RNNs and DAS: Redefining Traffic Monitoring in Urban Landscapes

Urban traffic systems are the circulatory networks of modern cities, yet they remain challenging to optimize. Enter Distributed Acoustic Sensing (DAS), a technology repurposing fiber-optic cables into a dense network of vibration sensors. But unlocking the full potential of DAS for traffic monitoring requires sophisticated data modeling. A recent experiment in Granada, Spain, showcases the promise of combining DAS with recurrent neural networks (RNNs) to tackle this challenge.

Granada: A Field Experiment

In this pioneering study, vehicles traversed a roadway where a fiber was deployed perpendicular to traffic flow. This setup turned the existing infrastructure into an array capable of capturing high-resolution spatio-temporal data. However, simply gathering data isn’t enough. The real trick involves making sense of it all.

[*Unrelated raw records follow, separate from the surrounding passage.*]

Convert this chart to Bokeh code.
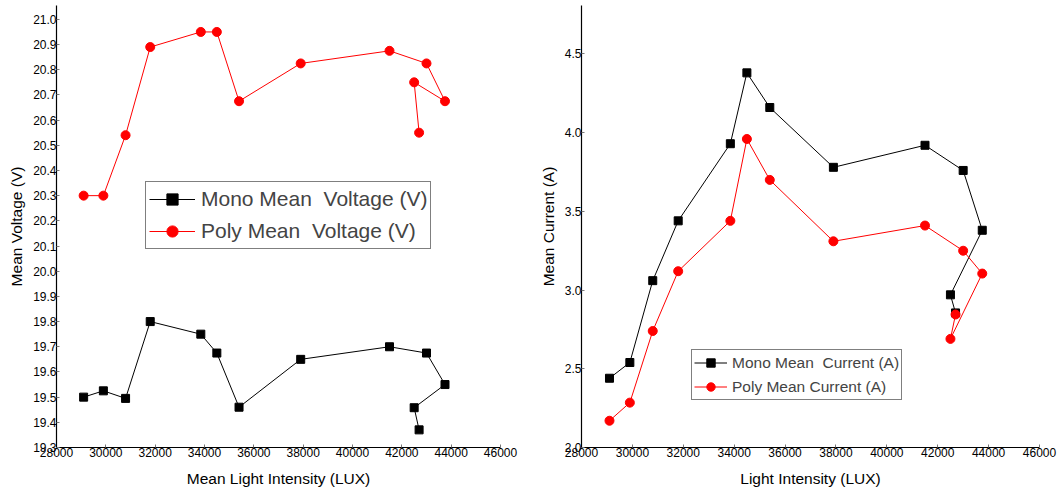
from bokeh.plotting import figure
from bokeh.layouts import row
from bokeh.models import FixedTicker, NumeralTickFormatter, Range1d, Legend, LegendItem
from bokeh.embed import file_html
from bokeh.resources import INLINE

# ---- data ----
lux = [29100, 29900, 30800, 31800, 33850, 34500, 35400, 37900, 41500, 43000, 43750, 42500, 42700]
mono_voltage = [19.50, 19.525, 19.495, 19.80, 19.75, 19.675, 19.46, 19.65, 19.70, 19.675, 19.55, 19.458, 19.37]
poly_voltage = [20.30, 20.30, 20.54, 20.89, 20.95, 20.95, 20.675, 20.825, 20.875, 20.825, 20.675, 20.75, 20.55]
mono_current = [2.44, 2.54, 3.06, 3.44, 3.93, 4.38, 4.16, 3.78, 3.92, 3.76, 3.38, 2.97, 2.855]
poly_current = [2.17, 2.285, 2.74, 3.12, 3.44, 3.96, 3.70, 3.31, 3.41, 3.25, 3.105, 2.69, 2.845]

x_ticks = [28000, 30000, 32000, 34000, 36000, 38000, 40000, 42000, 44000, 46000]
v_ticks = [19.3, 19.4, 19.5, 19.6, 19.7, 19.8, 19.9, 20.0, 20.1, 20.2, 20.3, 20.4, 20.5, 20.6, 20.7, 20.8, 20.9, 21.0]
c_ticks = [2.0, 2.5, 3.0, 3.5, 4.0, 4.5]

FONT = "Liberation Sans"


def style_axes(p, yticks, yfmt):
    p.xaxis.ticker = FixedTicker(ticks=x_ticks, minor_ticks=[])
    p.yaxis.ticker = FixedTicker(ticks=yticks, minor_ticks=[])
    p.xaxis.formatter = NumeralTickFormatter(format="0")
    p.yaxis.formatter = NumeralTickFormatter(format=yfmt)
    for ax in (p.xaxis[0], p.yaxis[0]):
        ax.axis_line_color = "black"
        ax.axis_line_width = 1.2
        ax.major_tick_in = 3
        ax.major_tick_out = 0
        ax.major_tick_line_color = "#777777"
        ax.minor_tick_line_color = None
        ax.major_label_text_font = FONT
        ax.major_label_text_font_size = "12px"
        ax.major_label_text_color = "black"
        ax.major_label_standoff = 0
        ax.axis_label_text_font = FONT
        ax.axis_label_text_font_size = "15.5px"
        ax.axis_label_text_font_style = "normal"
        ax.axis_label_text_color = "black"
    p.xaxis.axis_label_standoff = 10
    p.yaxis.axis_label_standoff = 5
    p.xgrid.visible = False
    p.ygrid.visible = False
    p.outline_line_color = None


# ---- left: voltage ----
p1 = figure(width=530, height=490, output_backend="svg", toolbar_location=None,
            x_range=Range1d(28000, 46000), y_range=Range1d(19.3, 21.055),
            min_border_left=56, min_border_right=30, min_border_top=5, min_border_bottom=43,
            x_axis_label="Mean Light Intensity (LUX)", y_axis_label="Mean Voltage (V)")
style_axes(p1, v_ticks, "0.0")
l1 = p1.line(lux, mono_voltage, line_color="black", line_width=1)
s1 = p1.scatter(lux, mono_voltage, marker="square", size=8, fill_color="black", line_color="black")
l2 = p1.line(lux, poly_voltage, line_color="#ff0000", line_width=1)
s2 = p1.scatter(lux, poly_voltage, marker="circle", size=9, fill_color="#ff0000", line_color="#ff0000")
leg1 = Legend(items=[LegendItem(label="Mono Mean  Voltage (V)", renderers=[l1, s1]),
                     LegendItem(label="Poly Mean  Voltage (V)", renderers=[l2, s2])],
              location=(89, 198), orientation="vertical",
              label_text_font=FONT, label_text_font_size="21px",
              glyph_width=46, glyph_height=28, label_height=28, label_standoff=6,
              spacing=4, padding=3, margin=0,
              border_line_color="black", border_line_width=1, background_fill_alpha=1)
p1.add_layout(leg1, "center")

# ---- right: current ----
p2 = figure(width=529, height=490, output_backend="svg", toolbar_location=None,
            x_range=Range1d(28000, 46000), y_range=Range1d(2.0, 4.808),
            min_border_left=51, min_border_right=20, min_border_top=5, min_border_bottom=43,
            x_axis_label="Light Intensity (LUX)", y_axis_label="Mean Current (A)")
style_axes(p2, c_ticks, "0.0")
m1 = p2.line(lux, mono_current, line_color="black", line_width=1)
m2 = p2.scatter(lux, mono_current, marker="square", size=8, fill_color="black", line_color="black")
n1 = p2.line(lux, poly_current, line_color="#ff0000", line_width=1)
n2 = p2.scatter(lux, poly_current, marker="circle", size=9, fill_color="#ff0000", line_color="#ff0000")
leg2 = Legend(items=[LegendItem(label="Mono Mean  Current (A)", renderers=[m1, m2]),
                     LegendItem(label="Poly Mean Current (A)", renderers=[n1, n2])],
              location=(110, 47), orientation="vertical",
              label_text_font=FONT, label_text_font_size="15.5px",
              glyph_width=33, glyph_height=21, label_height=21, label_standoff=5,
              spacing=3, padding=2, margin=0,
              border_line_color="black", border_line_width=1, background_fill_alpha=1)
p2.add_layout(leg2, "center")

layout = row(p1, p2)
open("out.html", "w").write(file_html(layout, INLINE))
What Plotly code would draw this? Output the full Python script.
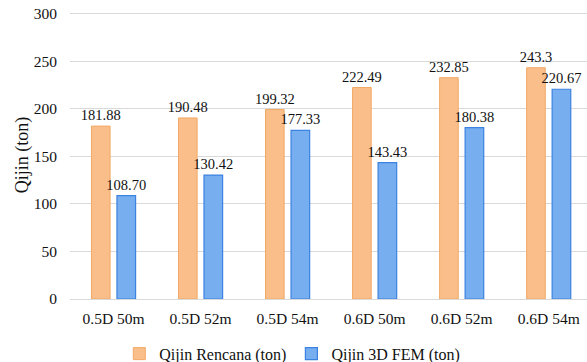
import plotly.graph_objects as go

categories = ["0.5D 50m", "0.5D 52m", "0.5D 54m", "0.6D 50m", "0.6D 52m", "0.6D 54m"]
rencana = [181.88, 190.48, 199.32, 222.49, 232.85, 243.3]
fem = [108.70, 130.42, 177.33, 143.43, 180.38, 220.67]
rencana_labels = ["181.88", "190.48", "199.32", "222.49", "232.85", "243.3"]
fem_labels = ["108.70", "130.42", "177.33", "143.43", "180.38", "220.67"]
y_ticks = [0, 50, 100, 150, 200, 250, 300]

font = "Liberation Serif"

fig = go.Figure()
fig.add_trace(go.Bar(
    x=categories, y=rencana, name="Qijin Rencana (ton)",
    text=rencana_labels, textposition="outside", cliponaxis=False,
    constraintext="none",
    textfont=dict(family=font, size=14.5, color="#111111"),
    marker=dict(color="#F9BE8A", line=dict(color="#F3A865", width=1)),
))
fig.add_trace(go.Bar(
    x=categories, y=fem, name="Qijin 3D FEM (ton)",
    text=fem_labels, textposition="outside", cliponaxis=False,
    constraintext="none",
    textfont=dict(family=font, size=14.5, color="#111111"),
    marker=dict(color="#76AEF0", line=dict(color="#3C82E0", width=1.2)),
))

fig.update_layout(
    width=587, height=362,
    margin=dict(l=70, r=0, t=11, b=63, autoexpand=False),
    paper_bgcolor="white", plot_bgcolor="white",
    barmode="group", bargap=0.414, bargroupgap=0.27,
    font=dict(family=font, size=15, color="#111111"),
    showlegend=True,
    legend=dict(orientation="h", x=0.43, xanchor="center", y=-0.19, yanchor="middle",
                font=dict(family=font, size=16), itemwidth=30, traceorder="normal"),
)
fig.update_xaxes(
    type="category", range=[-0.5, 5.44], showgrid=False, showline=False,
    ticks="", tickfont=dict(family=font, size=15.5), automargin=False,
    ticklabelstandoff=8,
)
fig.update_yaxes(
    range=[0, 303], tickvals=y_ticks,
    showgrid=True, gridcolor="#D9D9D9", gridwidth=1,
    zeroline=True, zerolinecolor="#D9D9D9", zerolinewidth=1,
    showline=False, ticks="outside", ticklen=9, tickcolor="rgba(0,0,0,0)",
    tickfont=dict(family=font, size=15.5), automargin=False,
    ticklabeloverflow="allow",
    title=dict(text="Qijin (ton)", font=dict(family=font, size=18), standoff=0),
)

# remove the browser's default 8px page margin so the figure fills the window
fig.write_html("out.html", config={"displayModeBar": False},
               post_script="document.body.style.margin='0';")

Recurrent neural networks, known for their prowess in handling sequential data, were employed to model the temporal dependencies within the traffic data. Crucially, researchers integrated spatial and temporal attention mechanisms into the RNNs, aiming to enhance recognition performance while maintaining parameter efficiency.

Attention Mechanisms: The Game Changer?

The paper's key contribution lies in its innovative use of attention modules within RNNs. These modules allow the model to dynamically focus on relevant spatial locations and temporal segments, effectively highlighting the most informative parts of the data. The result? Improved accuracy without bloating the model.

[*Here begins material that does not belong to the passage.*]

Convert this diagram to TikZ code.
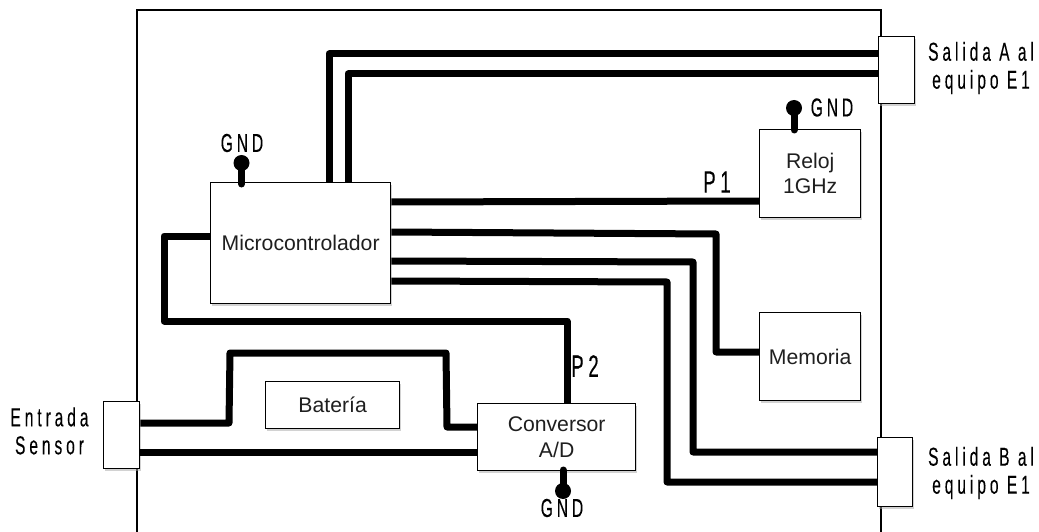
\documentclass[tikz,border=0pt]{standalone}
\usepackage{fontspec}
\setmainfont{Liberation Sans}
\newfontfamily\lblfont[FakeStretch=0.6,FakeBold=0.15,LetterSpace=15]{Liberation Sans}
\usetikzlibrary{shadows}
\tikzset{
  x=1pt,y=-1pt,
  block/.style={draw=black,line width=1.3pt,fill=white,inner sep=0pt,anchor=north west,align=center,font=\fontsize{21.2}{25.5}\selectfont,text=black!88,
    drop shadow={shadow xshift=1.5pt,shadow yshift=-2pt,fill=black!35,opacity=.5}},
  wire/.style={line width=7pt,line join=round,line cap=butt},
  stub/.style={line width=7pt,line cap=round},
  dotn/.style={circle,fill=black,inner sep=0pt,minimum size=16pt},
  lbl/.style={font=\lblfont\fontsize{26}{27}\selectfont,inner sep=0pt,align=center},
  plbl/.style={font=\lblfont\fontsize{31}{32}\selectfont,inner sep=0pt}
}
\begin{document}
\begin{tikzpicture}
\useasboundingbox (0,0) rectangle (1039,532);
\coordinate (fa) at (137,532);
\coordinate (fb) at (137,10);
\coordinate (fc) at (881,10);
\coordinate (fd) at (881,532);
\draw[line width=1.3pt] (fa) -- (fb) -- (fc) -- (fd);

\node[block,minimum width=180pt,minimum height=121pt] (mc) at (210,182) {Microcontrolador};
\node[block,minimum width=101pt,minimum height=88pt] (rel) at (759,129) {Reloj\\1GHz};
\node[block,minimum width=101pt,minimum height=88pt] (mem) at (759,312) {Memoria};
\node[block,minimum width=158pt,minimum height=67pt] (ad) at (477,403) {Conversor\\A/D};
\node[block,minimum width=134pt,minimum height=47pt] (bat) at (265,381) {Batería};
\node[block,minimum width=36pt,minimum height=67pt] (sa) at (878,36) {};
\node[block,minimum width=35pt,minimum height=69pt] (sb) at (877,437) {};
\node[block,minimum width=36pt,minimum height=67pt] (en) at (103,401) {};

\node[dotn] (g1) at (241.5,163) {};
\node[dotn] (g2) at (794,108) {};
\node[dotn] (g3) at (563,491) {};

\draw[wire] (mc.north west -| 329,0) -- (329,54) -- (sa.west |- 0,54);
\draw[wire] (mc.north west -| 348,0) -- (348,74) -- (sa.west |- 0,74);
\draw[wire] (mc.east |- 0,202) -- (rel.west |- 0,201);
\draw[wire] (mc.west |- 0,236) -- (164,236) -- (164,321) -- (567,321) -- (ad.north -| 567,0);
\draw[wire] (mc.east |- 0,232) -- (716,234) -- (716,352) -- (mem.west |- 0,352);
\draw[wire] (mc.east |- 0,261) -- (693,262) -- (693,452) -- (sb.west |- 0,452);
\draw[wire] (mc.east |- 0,281) -- (667,282) -- (667,482) -- (sb.west |- 0,482);
\draw[wire] (en.east |- 0,423) -- (229,423) -- (230,353) -- (446,353) -- (447,427) -- (ad.west |- 0,427);
\draw[wire] (en.east |- 0,452) -- (ad.west |- 0,452);
\draw[stub] (g1.center) -- (241.5,184);
\draw[stub] (g2.center) -- (794,130);
\draw[stub] (g3.center) -- (563,470);

\node[lbl] (tg1) at (242,143) {GND};
\node[lbl] (tg2) at (832,107.5) {GND};
\node[lbl] (tg3) at (562,508) {GND};
\node[plbl] (p1) at (717,182) {P1};
\node[plbl] (p2) at (585,366) {P2};
\node[lbl] (te) at (49.5,431) {Entrada\\[1pt]Sensor};
\node[lbl] (tsa) at (981,68) {Salida A al\\[1pt]equipo E1};
\node[lbl] (tsb) at (981,473) {Salida B al\\[1pt]equipo E1};
\end{tikzpicture}
\end{document}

Why should we care about this? Cities around the globe face the dual challenges of growing populations and aging infrastructure. Efficient traffic monitoring can boost mobility and safety. By refining DAS technology, cities can potentially transform their traffic systems without massive investments in new infrastructure.

Spatial Transferability: A New Frontier

A standout feature of this study is the introduction of the SA-bi-TA configuration. This setup demonstrated spatial transferability, meaning it could recognize traffic events at new locations, not just where the model was trained. While there was some performance drop, the model's adaptability suggests broader applications in diverse urban settings.

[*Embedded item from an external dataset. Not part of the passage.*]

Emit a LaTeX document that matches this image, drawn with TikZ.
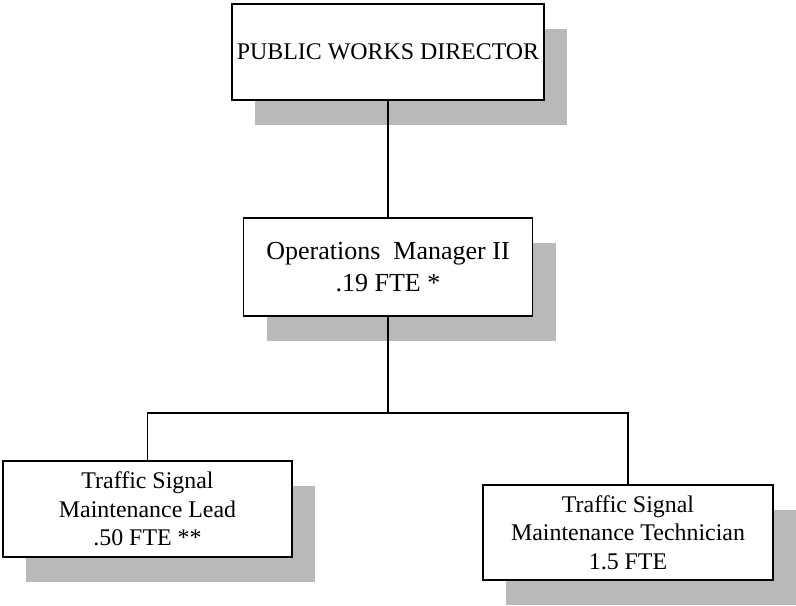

But can this technology scale to the complex, chaotic environments of major cities? That remains the burning question. Yet, the groundwork laid by this research offers a promising path forward.

Ultimately, the implications for urban planning and management are significant. With ongoing advancements, DAS-based systems could become indispensable tools for city planners and traffic engineers, allowing them to make data-informed decisions in real-time.